I have two entities A and B:
A.java:
...
public class A implements Serializable {
private static final long serialVersionUID = 1L;
@Id
@GeneratedValue(strategy = GenerationType.IDENTITY)
@Basic(optional = false)
@Column(name = "IDA", nullable = false)
private Integer ida;
@Basic(optional = false)
@Column(name = "NAME", nullable = false, length = 30)
private String name;
@OneToMany(cascade = CascadeType.ALL, mappedBy = "a")
private List<B> bList=new ArrayList();
public void addB(B bp){
bp.setA(this);
bList.add(bp);
}
...
B.java:
...
public class B implements Serializable {
private static final long serialVersionUID = 1L;
@EmbeddedId
protected BPK bPK;
@Basic(optional = false)
@Column(name = "NAME", nullable = false, length = 30)
private String name;
@JoinColumn(name = "A_IDA", referencedColumnName = "IDA", nullable = false, insertable = false, updatable = false)

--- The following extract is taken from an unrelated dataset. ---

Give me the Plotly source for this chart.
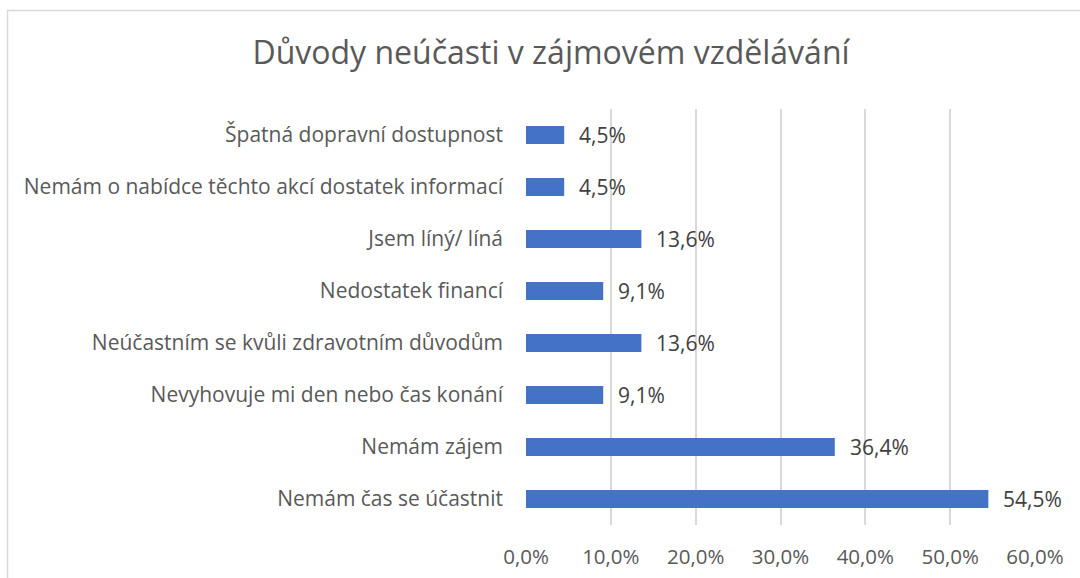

@ManyToOne(optional = false)
private A a;
...
the bPK field is a Composite Primary Key:
@Embeddable
public class BPK implements Serializable {
@Basic(optional = false)
@Column(name = "IDB", nullable = false, length = 20)
private String idb;
@Basic(optional = false)
@Column(name = "A_IDA", nullable = false)
private int aIda;
public BPK() {
}
public BPK(String idb, int aIda) {
this.idb = idb;
this.aIda = aIda;
}
...
SQL code:
CREATE TABLE A (
idA INTEGER UNSIGNED NOT NULL AUTO_INCREMENT,
name VARCHAR(30) NOT NULL,
PRIMARY KEY(idA)
);
CREATE TABLE B (
idB VARCHAR(20) NOT NULL,
A_idA INTEGER UNSIGNED NOT NULL,
name VARCHAR(30) NOT NULL,
PRIMARY KEY(idB, A_idA),
FOREIGN KEY(A_idA)
REFERENCES A(idA)
ON DELETE NO ACTION
ON UPDATE NO ACTION
);
the main code:
A a=new A(null,"A1");
BPK bpk=new BPK();
bpk.setIdb("b1");
a.addB(new B(bpk,"B1"));
EntityManager em=getEntityManager();
em.getTransaction().begin();
em.persist(a);
em.getTransaction().commit();
I get this error:
Exception in thread "main" javax.persistence.RollbackException: Exception [EclipseLink-4002] (Eclipse Persistence Services - 2.3.0.v20110604-r9504): org.eclipse.persistence.exceptions.DatabaseException
[EL Warning]: 2012-03-26 01:29:16.724--UnitOfWork(1902320872)--Exception [EclipseLink-4002] (Eclipse Persistence Services - 2.3.0.v20110604-r9504): org.eclipse.persistence.exceptions.DatabaseException
Internal Exception: org.h2.jdbc.JdbcSQLException: Referential integrity constraint violation: "CONSTRAINT_42_1: PUBLIC.B FOREIGN KEY(A_IDA) REFERENCES PUBLIC.A(IDA)"; SQL statement:
Internal Exception: org.h2.jdbc.JdbcSQLException: Referential integrity constraint violation: "CONSTRAINT_42_1: PUBLIC.B FOREIGN KEY(A_IDA) REFERENCES PUBLIC.A(IDA)";...
the error indicates a violation of integrity constrains, but why?
a single possibility whether the insertion of the entity B is made before A…
Any help please?
Thank you in advance.
EDIT:
solved just replace this :
@JoinColumn(name = "A_IDA", referencedColumnName = "IDA", nullable = false, insertable = false, updatable = false)
by this one:
@MapsId("aIda")
finally B.java:
@NamedQuery(name = "B.findByName", query = "SELECT b FROM B b WHERE b.name = :name")})
public class B implements Serializable {
private static final long serialVersionUID = 1L;
@EmbeddedId
protected BPK bPK;
@Basic(optional = false)
@Column(name = "NAME", nullable = false, length = 30)
private String name;
@MapsId("aIda")
@ManyToOne(optional = false)
private A a;
You have the A_AID field controlled by the aIda attribute in the Embeddable – that means this attribute must be set with the value from A before you can persist B.
If you are using using JPA 2.0, you can mark the @ManyToOne with the @MapsId(“aIda”) which will allow you to remove the @JoinColumn for it. This will make the JPA provider set the value in b.bPK.aIda with the value from A on persist.
If you are not using JPA 2,0, you can either set it yourself by first persisting A and then changing your addB method to also set B’s bPK.aIda, or you can change the fields so that the JoinColumn is writable and make the bPK.aIda insertable=false, updatable=false.